• _Exercise_: Take the listing from its first line through the line that contains "const seomjinCarbonSD = [20, 7.7, 8.8, 9.8];" and please retype those lines exactly, leaving out the pictures.
## Begin Dataset section
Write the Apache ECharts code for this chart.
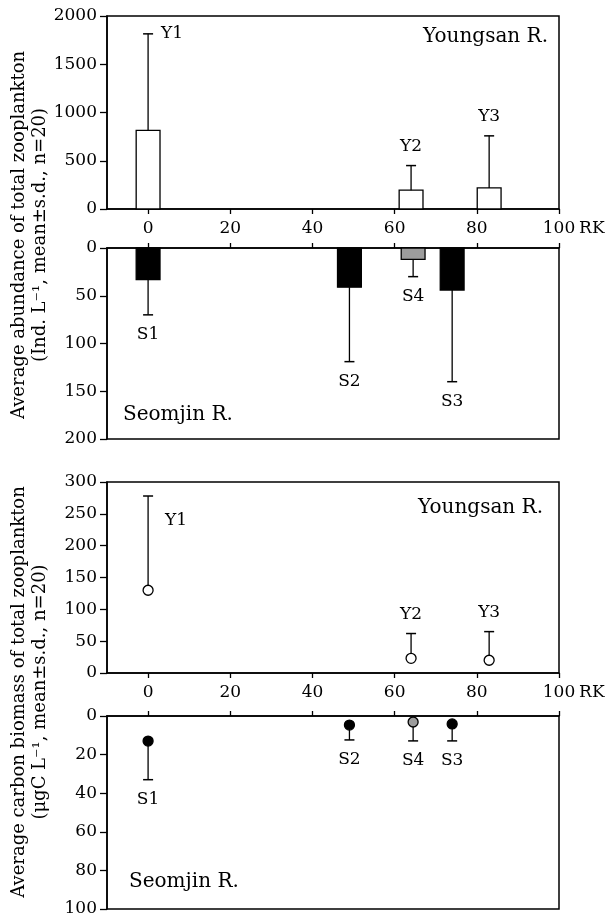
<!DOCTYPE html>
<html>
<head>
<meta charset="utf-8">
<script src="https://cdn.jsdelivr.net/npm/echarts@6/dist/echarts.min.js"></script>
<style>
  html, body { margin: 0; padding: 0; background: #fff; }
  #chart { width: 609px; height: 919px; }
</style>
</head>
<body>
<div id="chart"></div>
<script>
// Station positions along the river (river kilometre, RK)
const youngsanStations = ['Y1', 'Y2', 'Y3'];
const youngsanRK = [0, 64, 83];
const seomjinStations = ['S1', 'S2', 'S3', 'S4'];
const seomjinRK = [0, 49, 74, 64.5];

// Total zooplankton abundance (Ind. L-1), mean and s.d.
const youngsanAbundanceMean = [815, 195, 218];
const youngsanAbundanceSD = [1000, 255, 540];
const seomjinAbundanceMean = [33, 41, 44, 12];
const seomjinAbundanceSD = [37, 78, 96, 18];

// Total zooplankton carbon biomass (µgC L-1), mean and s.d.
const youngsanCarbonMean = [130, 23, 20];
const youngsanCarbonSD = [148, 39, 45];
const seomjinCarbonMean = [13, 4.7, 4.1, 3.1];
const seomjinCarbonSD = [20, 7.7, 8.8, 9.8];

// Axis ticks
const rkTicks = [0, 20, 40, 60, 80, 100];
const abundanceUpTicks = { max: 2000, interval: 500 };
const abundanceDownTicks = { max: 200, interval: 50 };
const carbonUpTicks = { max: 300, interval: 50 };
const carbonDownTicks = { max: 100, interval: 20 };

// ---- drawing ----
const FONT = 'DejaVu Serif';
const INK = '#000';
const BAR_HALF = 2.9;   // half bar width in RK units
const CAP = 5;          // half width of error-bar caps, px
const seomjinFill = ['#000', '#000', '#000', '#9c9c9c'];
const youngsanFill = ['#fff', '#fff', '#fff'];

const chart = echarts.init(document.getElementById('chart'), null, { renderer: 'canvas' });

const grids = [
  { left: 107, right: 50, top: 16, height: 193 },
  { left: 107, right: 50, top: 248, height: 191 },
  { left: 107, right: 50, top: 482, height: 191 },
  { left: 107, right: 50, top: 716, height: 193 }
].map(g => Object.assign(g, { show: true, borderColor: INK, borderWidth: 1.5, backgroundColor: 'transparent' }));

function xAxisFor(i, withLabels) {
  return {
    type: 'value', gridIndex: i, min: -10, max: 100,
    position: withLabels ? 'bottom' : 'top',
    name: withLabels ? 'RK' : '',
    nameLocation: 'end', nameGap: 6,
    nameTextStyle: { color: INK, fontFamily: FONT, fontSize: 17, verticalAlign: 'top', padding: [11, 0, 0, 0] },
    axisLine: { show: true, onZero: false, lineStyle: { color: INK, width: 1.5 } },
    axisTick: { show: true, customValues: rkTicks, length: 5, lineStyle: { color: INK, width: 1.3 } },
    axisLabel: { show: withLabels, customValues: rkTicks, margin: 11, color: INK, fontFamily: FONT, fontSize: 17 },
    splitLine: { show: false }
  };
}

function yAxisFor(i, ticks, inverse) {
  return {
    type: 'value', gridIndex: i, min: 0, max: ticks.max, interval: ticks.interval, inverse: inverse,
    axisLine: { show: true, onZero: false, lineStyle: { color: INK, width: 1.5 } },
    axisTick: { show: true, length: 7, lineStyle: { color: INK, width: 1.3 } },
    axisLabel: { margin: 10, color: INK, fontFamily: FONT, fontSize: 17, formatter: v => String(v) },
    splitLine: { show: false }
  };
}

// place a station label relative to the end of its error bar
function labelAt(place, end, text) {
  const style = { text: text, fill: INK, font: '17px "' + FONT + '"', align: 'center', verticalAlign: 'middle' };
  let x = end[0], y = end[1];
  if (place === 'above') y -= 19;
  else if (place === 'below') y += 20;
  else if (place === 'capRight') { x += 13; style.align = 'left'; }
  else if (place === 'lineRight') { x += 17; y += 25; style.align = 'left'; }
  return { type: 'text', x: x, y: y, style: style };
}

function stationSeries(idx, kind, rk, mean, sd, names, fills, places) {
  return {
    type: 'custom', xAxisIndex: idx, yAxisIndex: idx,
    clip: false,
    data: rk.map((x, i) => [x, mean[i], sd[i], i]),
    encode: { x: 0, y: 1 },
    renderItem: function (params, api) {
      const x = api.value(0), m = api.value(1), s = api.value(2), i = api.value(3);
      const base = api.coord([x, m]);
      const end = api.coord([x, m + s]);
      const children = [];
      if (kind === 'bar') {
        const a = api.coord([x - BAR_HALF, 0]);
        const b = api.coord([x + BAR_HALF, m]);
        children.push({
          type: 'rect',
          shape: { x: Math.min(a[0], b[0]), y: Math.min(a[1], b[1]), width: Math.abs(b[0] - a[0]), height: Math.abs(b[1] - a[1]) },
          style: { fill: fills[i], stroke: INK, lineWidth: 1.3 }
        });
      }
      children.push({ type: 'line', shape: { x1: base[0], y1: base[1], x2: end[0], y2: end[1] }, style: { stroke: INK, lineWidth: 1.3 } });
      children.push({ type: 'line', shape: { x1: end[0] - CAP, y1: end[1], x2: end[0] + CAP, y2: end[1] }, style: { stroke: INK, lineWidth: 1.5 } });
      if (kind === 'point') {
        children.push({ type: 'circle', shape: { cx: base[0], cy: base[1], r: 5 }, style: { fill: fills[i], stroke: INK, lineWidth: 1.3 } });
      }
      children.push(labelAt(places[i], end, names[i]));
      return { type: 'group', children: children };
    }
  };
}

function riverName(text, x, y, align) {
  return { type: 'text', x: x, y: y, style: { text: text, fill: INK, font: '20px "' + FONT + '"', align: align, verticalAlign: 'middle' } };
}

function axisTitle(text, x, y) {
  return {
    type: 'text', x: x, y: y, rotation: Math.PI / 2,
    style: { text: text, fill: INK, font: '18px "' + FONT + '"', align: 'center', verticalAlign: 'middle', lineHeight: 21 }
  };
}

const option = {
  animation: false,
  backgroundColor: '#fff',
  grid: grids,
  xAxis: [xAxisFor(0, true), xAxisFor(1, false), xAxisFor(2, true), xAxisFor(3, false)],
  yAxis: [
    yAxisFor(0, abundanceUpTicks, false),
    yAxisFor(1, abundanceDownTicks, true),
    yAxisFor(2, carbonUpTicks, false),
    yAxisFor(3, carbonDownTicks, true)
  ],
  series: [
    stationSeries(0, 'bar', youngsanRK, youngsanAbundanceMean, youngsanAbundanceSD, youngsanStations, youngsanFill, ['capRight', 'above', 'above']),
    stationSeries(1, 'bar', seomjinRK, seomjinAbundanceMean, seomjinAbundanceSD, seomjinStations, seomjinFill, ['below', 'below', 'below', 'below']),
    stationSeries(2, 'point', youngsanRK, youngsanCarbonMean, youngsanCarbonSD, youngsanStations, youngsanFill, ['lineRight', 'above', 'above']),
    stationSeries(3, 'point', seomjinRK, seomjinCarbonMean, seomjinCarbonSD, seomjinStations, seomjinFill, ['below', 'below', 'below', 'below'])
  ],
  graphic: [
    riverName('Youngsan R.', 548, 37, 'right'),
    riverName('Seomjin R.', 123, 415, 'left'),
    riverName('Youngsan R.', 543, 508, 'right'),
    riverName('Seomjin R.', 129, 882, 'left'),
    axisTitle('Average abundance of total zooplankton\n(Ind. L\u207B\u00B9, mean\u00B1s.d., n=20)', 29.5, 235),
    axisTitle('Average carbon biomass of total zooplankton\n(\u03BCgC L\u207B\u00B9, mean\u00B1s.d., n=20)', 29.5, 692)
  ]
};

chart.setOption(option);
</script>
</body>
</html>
## End Dataset section
• _Result of the exercise_:
Write the Apache ECharts code for this chart.
<!DOCTYPE html>
<html>
<head>
<meta charset="utf-8">
<script src="https://cdn.jsdelivr.net/npm/echarts@6/dist/echarts.min.js"></script>
<style>
  html, body { margin: 0; padding: 0; background: #fff; }
  #chart { width: 609px; height: 919px; }
</style>
</head>
<body>
<div id="chart"></div>
<script>
// Station positions along the river (river kilometre, RK)
const youngsanStations = ['Y1', 'Y2', 'Y3'];
const youngsanRK = [0, 64, 83];
const seomjinStations = ['S1', 'S2', 'S3', 'S4'];
const seomjinRK = [0, 49, 74, 64.5];

// Total zooplankton abundance (Ind. L-1), mean and s.d.
const youngsanAbundanceMean = [815, 195, 218];
const youngsanAbundanceSD = [1000, 255, 540];
const seomjinAbundanceMean = [33, 41, 44, 12];
const seomjinAbundanceSD = [37, 78, 96, 18];

// Total zooplankton carbon biomass (µgC L-1), mean and s.d.
const youngsanCarbonMean = [130, 23, 20];
const youngsanCarbonSD = [148, 39, 45];
const seomjinCarbonMean = [13, 4.7, 4.1, 3.1];
const seomjinCarbonSD = [20, 7.7, 8.8, 9.8];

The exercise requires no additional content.